The site is multi lingual (English, French, German, Italian and Spanish). We have tried duplicating the English pages with American spelling, Google indexes these pages without descriptions.
Is there away to get indexed with the American spelling?
I think the first thing is to decide if you write your pages in English (UK) or US (USA) and keep to it. But with a few "colour (US: color)" examples here and there in the body text. Then define your language with either;
<META HTTP-EQUIV="Content-Language" CONTENT="en-US">
<META HTTP-EQUIV="Content-Language" CONTENT="en-GB">
I do not know if they intended it, but Google seem to rank sites I have done like this equally well for both variations.

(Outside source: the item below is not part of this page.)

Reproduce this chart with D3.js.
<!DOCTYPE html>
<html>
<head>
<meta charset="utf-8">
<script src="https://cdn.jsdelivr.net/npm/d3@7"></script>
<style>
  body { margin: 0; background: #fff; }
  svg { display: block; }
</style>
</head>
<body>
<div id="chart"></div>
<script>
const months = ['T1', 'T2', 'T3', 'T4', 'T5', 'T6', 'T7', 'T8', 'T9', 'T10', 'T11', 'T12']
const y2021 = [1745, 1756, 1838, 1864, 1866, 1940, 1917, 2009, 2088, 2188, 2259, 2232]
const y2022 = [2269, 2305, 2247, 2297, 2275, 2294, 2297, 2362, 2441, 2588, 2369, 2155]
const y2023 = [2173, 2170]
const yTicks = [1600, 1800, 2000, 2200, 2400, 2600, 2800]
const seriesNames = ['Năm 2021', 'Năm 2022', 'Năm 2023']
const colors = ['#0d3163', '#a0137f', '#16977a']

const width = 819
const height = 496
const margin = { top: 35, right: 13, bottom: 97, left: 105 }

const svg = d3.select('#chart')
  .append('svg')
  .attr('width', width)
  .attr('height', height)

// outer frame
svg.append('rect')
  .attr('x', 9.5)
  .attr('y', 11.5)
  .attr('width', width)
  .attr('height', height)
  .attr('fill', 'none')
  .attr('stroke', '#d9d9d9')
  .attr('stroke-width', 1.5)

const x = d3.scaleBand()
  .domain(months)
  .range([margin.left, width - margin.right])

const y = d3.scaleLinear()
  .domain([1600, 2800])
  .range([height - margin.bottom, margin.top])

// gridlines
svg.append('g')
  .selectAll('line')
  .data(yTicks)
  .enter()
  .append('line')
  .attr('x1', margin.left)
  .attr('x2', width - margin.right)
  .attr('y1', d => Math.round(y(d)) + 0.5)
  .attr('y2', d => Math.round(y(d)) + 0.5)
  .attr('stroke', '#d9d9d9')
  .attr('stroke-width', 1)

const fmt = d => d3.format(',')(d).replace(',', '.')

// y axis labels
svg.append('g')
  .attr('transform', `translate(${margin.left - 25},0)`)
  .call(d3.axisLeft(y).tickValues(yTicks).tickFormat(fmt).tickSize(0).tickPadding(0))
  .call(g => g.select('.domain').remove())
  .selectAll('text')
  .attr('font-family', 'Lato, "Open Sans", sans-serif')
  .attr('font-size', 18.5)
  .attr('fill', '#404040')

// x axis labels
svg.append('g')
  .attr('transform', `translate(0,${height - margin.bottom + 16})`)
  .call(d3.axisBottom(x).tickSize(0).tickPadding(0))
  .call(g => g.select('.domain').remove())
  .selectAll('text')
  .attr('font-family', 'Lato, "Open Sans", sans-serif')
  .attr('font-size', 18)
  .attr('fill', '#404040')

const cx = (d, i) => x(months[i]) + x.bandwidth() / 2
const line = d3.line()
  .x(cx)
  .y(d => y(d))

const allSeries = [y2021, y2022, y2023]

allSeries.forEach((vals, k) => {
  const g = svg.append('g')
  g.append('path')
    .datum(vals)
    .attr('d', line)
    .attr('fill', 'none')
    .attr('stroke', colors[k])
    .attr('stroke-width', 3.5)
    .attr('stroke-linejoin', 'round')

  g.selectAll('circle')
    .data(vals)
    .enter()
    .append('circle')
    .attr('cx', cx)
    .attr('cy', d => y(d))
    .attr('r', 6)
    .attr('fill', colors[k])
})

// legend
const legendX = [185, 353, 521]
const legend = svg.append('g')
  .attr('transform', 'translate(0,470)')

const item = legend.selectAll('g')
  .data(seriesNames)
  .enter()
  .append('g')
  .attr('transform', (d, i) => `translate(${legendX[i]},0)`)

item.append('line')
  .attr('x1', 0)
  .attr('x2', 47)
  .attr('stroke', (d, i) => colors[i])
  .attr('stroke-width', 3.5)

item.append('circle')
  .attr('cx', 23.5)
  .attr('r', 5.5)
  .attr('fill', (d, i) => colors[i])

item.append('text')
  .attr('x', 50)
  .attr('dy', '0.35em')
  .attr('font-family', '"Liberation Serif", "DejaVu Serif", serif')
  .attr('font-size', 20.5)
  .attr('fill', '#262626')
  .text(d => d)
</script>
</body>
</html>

On some pages I confine the American spelling to the link text, and on others I confine it to the content section. And I also have pages that focus exclusively on one spelling or the other. We now get good traffic on both spellings, and most of our regulars have no problem with what we have done. That's probably because I take care not to put the two spellings in close proximity on the page.
This is one of the areas where I'm surprised that Google hasn't created something like Overture's match driver. I guess they have their reasons, because at first glance it doesn't seem too hard to implement at a basic level, such as:
grey <<--->> gray.
? I've seen some pretty strange looking results in SE descriptions when they translate special characters.
I know the language i.e. CONTENT="en-US" dictates to the user any special characters by default, but I've never thought much about me - always working in English - including special characters for a site for - say - a Russian or Japanese audience.